• WHAT THIS TASK INVOLVES: Your task is to repeat the lines below exactly, excluding any pictures they contain.

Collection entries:
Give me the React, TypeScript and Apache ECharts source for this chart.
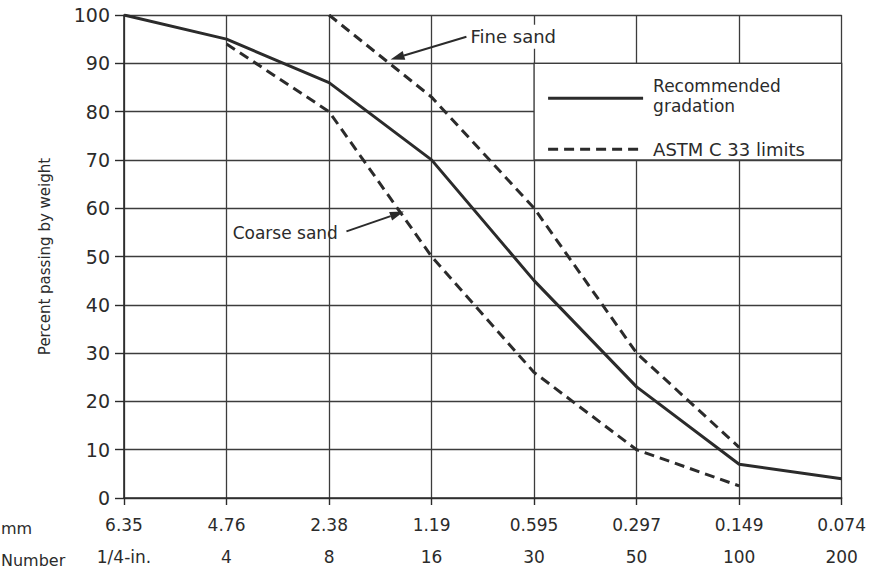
import React, { useEffect, useRef } from "react";
import * as echarts from "echarts";

const mmLabels = ["6.35", "4.76", "2.38", "1.19", "0.595", "0.297", "0.149", "0.074"];
const sieveLabels = ["1/4-in.", "4", "8", "16", "30", "50", "100", "200"];
const recommended = [100, 95, 86, 70, 45, 23, 7, 4];
const fineSand = [null, null, 100, 83, 60, 30, 10.5, null];
const coarseSand = [null, 94, 80, 50, 26, 10, 2.5, null];
const yTicks = [0, 10, 20, 30, 40, 50, 60, 70, 80, 90, 100];

const FONT = "'DejaVu Sans', 'Noto Sans', Roboto, sans-serif";
const INK = "#2b2b2b";
const GRID = "#3c3c3c";

function pairs(arr: (number | null)[]) {
  return arr.map((v, i) => (v == null ? null : [i, v])).filter((p) => p !== null);
}

export default function App() {
  const ref = useRef<HTMLDivElement>(null);
  useEffect(() => {
    if (!ref.current) return;
    const chart = echarts.init(ref.current, null, { renderer: "svg" });
    chart.setOption({
      animation: false,
      backgroundColor: "#ffffff",
      textStyle: { fontFamily: FONT, color: INK },
      grid: { left: 124, right: 24, top: 15, bottom: 69, containLabel: false },
      xAxis: {
        type: "value",
        min: 0,
        max: 7,
        interval: 1,
        axisLine: { show: true, lineStyle: { color: INK, width: 1.6 } },
        axisTick: { show: true, inside: false, length: 7, lineStyle: { color: INK, width: 1.4 } },
        splitLine: { show: true, lineStyle: { color: GRID, width: 1.3 } },
        axisLabel: {
          margin: 11,
          fontSize: 17,
          lineHeight: 32,
          color: INK,
          fontFamily: FONT,
          formatter: (v: number) => `${mmLabels[v] ?? ""}\n${sieveLabels[v] ?? ""}`,
        },
      },
      yAxis: {
        type: "value",
        min: 0,
        max: 100,
        interval: 10,
        name: "Percent passing by weight",
        nameLocation: "middle",
        nameGap: 72,
        nameRotate: 90,
        nameTextStyle: { fontSize: 15, color: INK, fontFamily: FONT },
        axisLine: { show: true, lineStyle: { color: INK, width: 1.6 } },
        axisTick: { show: true, inside: false, length: 9, lineStyle: { color: INK, width: 1.4 } },
        splitLine: { show: true, lineStyle: { color: GRID, width: 1.3 } },
        axisLabel: {
          margin: 14,
          fontSize: 19,
          color: INK,
          fontFamily: FONT,
          formatter: (v: number) => (yTicks.includes(v) ? String(v) : ""),
        },
      },
      series: [
        {
          name: "Recommended gradation",
          type: "line",
          data: pairs(recommended),
          showSymbol: false,
          lineStyle: { color: INK, width: 3 },
          z: 5,
        },
        {
          name: "Fine sand",
          type: "line",
          data: pairs(fineSand),
          showSymbol: false,
          lineStyle: { color: INK, width: 3, type: [10, 6] },
          z: 5,
        },
        {
          name: "Coarse sand",
          type: "line",
          data: pairs(coarseSand),
          showSymbol: false,
          lineStyle: { color: INK, width: 3, type: [10, 6] },
          z: 5,
        },
      ],
    });

    const px = (x: number, y: number) => chart.convertToPixel({ gridIndex: 0 }, [x, y]) as number[];
    const [bx0, by0] = px(4, 90);
    const [bx1, by1] = px(7, 70);

    const arrow = (from: number[], to: number[]) => {
      const dx = to[0] - from[0];
      const dy = to[1] - from[1];
      const len = Math.sqrt(dx * dx + dy * dy);
      const ux = dx / len;
      const uy = dy / len;
      const hl = 14;
      const hw = 4.5;
      const bx = to[0] - ux * hl;
      const by = to[1] - uy * hl;
      return [
        {
          type: "line",
          shape: { x1: from[0], y1: from[1], x2: bx, y2: by },
          style: { stroke: INK, lineWidth: 2 },
          z: 20,
        },
        {
          type: "polygon",
          shape: {
            points: [
              [to[0], to[1]],
              [bx - uy * hw, by + ux * hw],
              [bx + uy * hw, by - ux * hw],
            ],
          },
          style: { fill: INK },
          z: 20,
        },
      ];
    };

    const fineFrom = px(3.34, 95.5);
    const fineTo = px(2.6, 90.8);
    const coarseFrom = px(2.17, 55.2);
    const coarseTo = px(2.73, 59.3);
    const fineText = px(3.38, 95.5);
    const coarseText = px(1.06, 54.8);

    chart.setOption({
      graphic: [
        {
          type: "rect",
          shape: { x: bx0, y: by0, width: bx1 - bx0, height: by1 - by0 },
          style: { fill: "#ffffff", stroke: GRID, lineWidth: 1.3 },
          z: 10,
        },
        {
          type: "line",
          shape: { x1: bx0 + 14, y1: by0 + 35, x2: bx0 + 109, y2: by0 + 35 },
          style: { stroke: INK, lineWidth: 3 },
          z: 11,
        },
        {
          type: "line",
          shape: { x1: bx0 + 14, y1: by0 + 86, x2: bx0 + 109, y2: by0 + 86 },
          style: { stroke: INK, lineWidth: 3, lineDash: [10, 6] },
          z: 11,
        },
        {
          type: "text",
          x: bx0 + 119,
          y: by0 + 33,
          style: {
            text: "Recommended\ngradation",
            font: `17px ${FONT}`,
            fill: INK,
            lineHeight: 20,
            verticalAlign: "middle",
          },
          z: 11,
        },
        {
          type: "text",
          x: bx0 + 119,
          y: by0 + 86,
          style: { text: "ASTM C 33 limits", font: `18px ${FONT}`, fill: INK, verticalAlign: "middle" },
          z: 11,
        },
        {
          type: "rect",
          shape: { x: fineText[0] - 2, y: fineText[1] - 12, width: 96, height: 24 },
          style: { fill: "#ffffff" },
          z: 9,
        },
        {
          type: "text",
          x: fineText[0],
          y: fineText[1],
          style: { text: "Fine sand", font: `18px ${FONT}`, fill: INK, verticalAlign: "middle" },
          z: 21,
        },
        {
          type: "text",
          x: coarseText[0],
          y: coarseText[1],
          style: { text: "Coarse sand", font: `17px ${FONT}`, fill: INK, verticalAlign: "middle" },
          z: 21,
        },
        ...arrow(fineFrom, fineTo),
        ...arrow(coarseFrom, coarseTo),
        {
          type: "text",
          x: 1,
          y: 528,
          style: { text: "mm", font: `16px ${FONT}`, fill: INK, verticalAlign: "middle" },
          z: 21,
        },
        {
          type: "text",
          x: 1,
          y: 560,
          style: { text: "Number", font: `16px ${FONT}`, fill: INK, verticalAlign: "middle" },
          z: 21,
        },
      ],
    });

    return () => chart.dispose();
  }, []);
  return (
    <div
      ref={ref}
      style={{ position: "absolute", left: 0, top: 0, width: 869, height: 573, background: "#fff" }}
    />
  );
}
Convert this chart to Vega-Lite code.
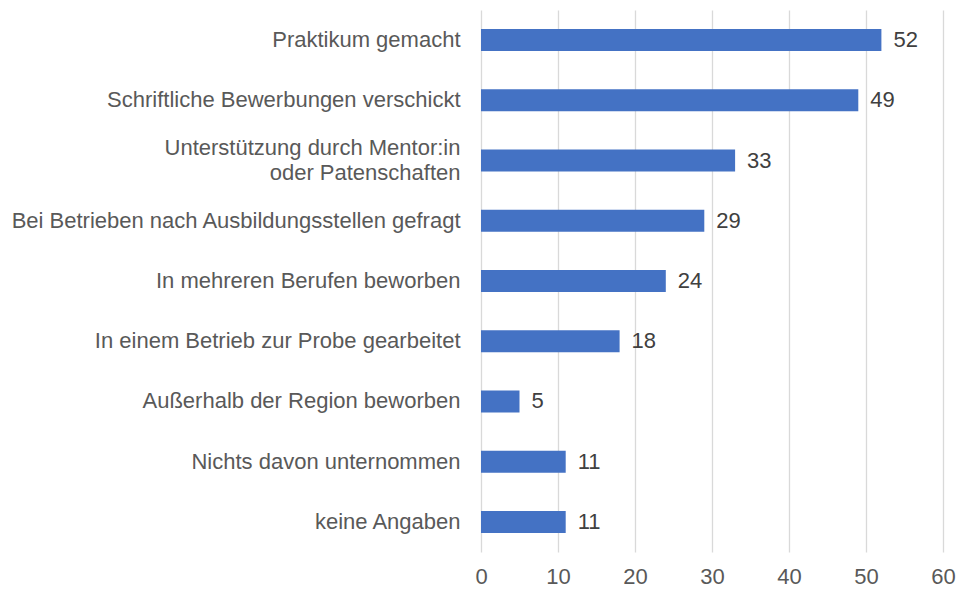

• THE ANSWER:
Give me the React, TypeScript and Apache ECharts source for this chart.
import React, { useEffect, useRef } from "react";
import * as echarts from "echarts";

const mmLabels = ["6.35", "4.76", "2.38", "1.19", "0.595", "0.297", "0.149", "0.074"];
const sieveLabels = ["1/4-in.", "4", "8", "16", "30", "50", "100", "200"];
const recommended = [100, 95, 86, 70, 45, 23, 7, 4];
const fineSand = [null, null, 100, 83, 60, 30, 10.5, null];
const coarseSand = [null, 94, 80, 50, 26, 10, 2.5, null];
const yTicks = [0, 10, 20, 30, 40, 50, 60, 70, 80, 90, 100];

const FONT = "'DejaVu Sans', 'Noto Sans', Roboto, sans-serif";
const INK = "#2b2b2b";
const GRID = "#3c3c3c";

function pairs(arr: (number | null)[]) {
  return arr.map((v, i) => (v == null ? null : [i, v])).filter((p) => p !== null);
}

export default function App() {
  const ref = useRef<HTMLDivElement>(null);
  useEffect(() => {
    if (!ref.current) return;
    const chart = echarts.init(ref.current, null, { renderer: "svg" });
    chart.setOption({
      animation: false,
      backgroundColor: "#ffffff",
      textStyle: { fontFamily: FONT, color: INK },
      grid: { left: 124, right: 24, top: 15, bottom: 69, containLabel: false },
      xAxis: {
        type: "value",
        min: 0,
        max: 7,
        interval: 1,
        axisLine: { show: true, lineStyle: { color: INK, width: 1.6 } },
        axisTick: { show: true, inside: false, length: 7, lineStyle: { color: INK, width: 1.4 } },
        splitLine: { show: true, lineStyle: { color: GRID, width: 1.3 } },
        axisLabel: {
          margin: 11,
          fontSize: 17,
          lineHeight: 32,
          color: INK,
          fontFamily: FONT,
          formatter: (v: number) => `${mmLabels[v] ?? ""}\n${sieveLabels[v] ?? ""}`,
        },
      },
      yAxis: {
        type: "value",
        min: 0,
        max: 100,
        interval: 10,
        name: "Percent passing by weight",
        nameLocation: "middle",
        nameGap: 72,
        nameRotate: 90,
        nameTextStyle: { fontSize: 15, color: INK, fontFamily: FONT },
        axisLine: { show: true, lineStyle: { color: INK, width: 1.6 } },
        axisTick: { show: true, inside: false, length: 9, lineStyle: { color: INK, width: 1.4 } },
        splitLine: { show: true, lineStyle: { color: GRID, width: 1.3 } },
        axisLabel: {
          margin: 14,
          fontSize: 19,
          color: INK,
          fontFamily: FONT,
          formatter: (v: number) => (yTicks.includes(v) ? String(v) : ""),
        },
      },
      series: [
        {
          name: "Recommended gradation",
          type: "line",
          data: pairs(recommended),
          showSymbol: false,
          lineStyle: { color: INK, width: 3 },
          z: 5,
        },
        {
          name: "Fine sand",
          type: "line",
          data: pairs(fineSand),
          showSymbol: false,
          lineStyle: { color: INK, width: 3, type: [10, 6] },
          z: 5,
        },
        {
          name: "Coarse sand",
          type: "line",
          data: pairs(coarseSand),
          showSymbol: false,
          lineStyle: { color: INK, width: 3, type: [10, 6] },
          z: 5,
        },
      ],
    });

    const px = (x: number, y: number) => chart.convertToPixel({ gridIndex: 0 }, [x, y]) as number[];
    const [bx0, by0] = px(4, 90);
    const [bx1, by1] = px(7, 70);

    const arrow = (from: number[], to: number[]) => {
      const dx = to[0] - from[0];
      const dy = to[1] - from[1];
      const len = Math.sqrt(dx * dx + dy * dy);
      const ux = dx / len;
      const uy = dy / len;
      const hl = 14;
      const hw = 4.5;
      const bx = to[0] - ux * hl;
      const by = to[1] - uy * hl;
      return [
        {
          type: "line",
          shape: { x1: from[0], y1: from[1], x2: bx, y2: by },
          style: { stroke: INK, lineWidth: 2 },
          z: 20,
        },
        {
          type: "polygon",
          shape: {
            points: [
              [to[0], to[1]],
              [bx - uy * hw, by + ux * hw],
              [bx + uy * hw, by - ux * hw],
            ],
          },
          style: { fill: INK },
          z: 20,
        },
      ];
    };

    const fineFrom = px(3.34, 95.5);
    const fineTo = px(2.6, 90.8);
    const coarseFrom = px(2.17, 55.2);
    const coarseTo = px(2.73, 59.3);
    const fineText = px(3.38, 95.5);
    const coarseText = px(1.06, 54.8);

    chart.setOption({
      graphic: [
        {
          type: "rect",
          shape: { x: bx0, y: by0, width: bx1 - bx0, height: by1 - by0 },
          style: { fill: "#ffffff", stroke: GRID, lineWidth: 1.3 },
          z: 10,
        },
        {
          type: "line",
          shape: { x1: bx0 + 14, y1: by0 + 35, x2: bx0 + 109, y2: by0 + 35 },
          style: { stroke: INK, lineWidth: 3 },
          z: 11,
        },
        {
          type: "line",
          shape: { x1: bx0 + 14, y1: by0 + 86, x2: bx0 + 109, y2: by0 + 86 },
          style: { stroke: INK, lineWidth: 3, lineDash: [10, 6] },
          z: 11,
        },
        {
          type: "text",
          x: bx0 + 119,
          y: by0 + 33,
          style: {
            text: "Recommended\ngradation",
            font: `17px ${FONT}`,
            fill: INK,
            lineHeight: 20,
            verticalAlign: "middle",
          },
          z: 11,
        },
        {
          type: "text",
          x: bx0 + 119,
          y: by0 + 86,
          style: { text: "ASTM C 33 limits", font: `18px ${FONT}`, fill: INK, verticalAlign: "middle" },
          z: 11,
        },
        {
          type: "rect",
          shape: { x: fineText[0] - 2, y: fineText[1] - 12, width: 96, height: 24 },
          style: { fill: "#ffffff" },
          z: 9,
        },
        {
          type: "text",
          x: fineText[0],
          y: fineText[1],
          style: { text: "Fine sand", font: `18px ${FONT}`, fill: INK, verticalAlign: "middle" },
          z: 21,
        },
        {
          type: "text",
          x: coarseText[0],
          y: coarseText[1],
          style: { text: "Coarse sand", font: `17px ${FONT}`, fill: INK, verticalAlign: "middle" },
          z: 21,
        },
        ...arrow(fineFrom, fineTo),
        ...arrow(coarseFrom, coarseTo),
        {
          type: "text",
          x: 1,
          y: 528,
          style: { text: "mm", font: `16px ${FONT}`, fill: INK, verticalAlign: "middle" },
          z: 21,
        },
        {
          type: "text",
          x: 1,
          y: 560,
          style: { text: "Number", font: `16px ${FONT}`, fill: INK, verticalAlign: "middle" },
          z: 21,
        },
      ],
    });

    return () => chart.dispose();
  }, []);
  return (
    <div
      ref={ref}
      style={{ position: "absolute", left: 0, top: 0, width: 869, height: 573, background: "#fff" }}
    />
  );
}
Convert this chart to Vega-Lite code.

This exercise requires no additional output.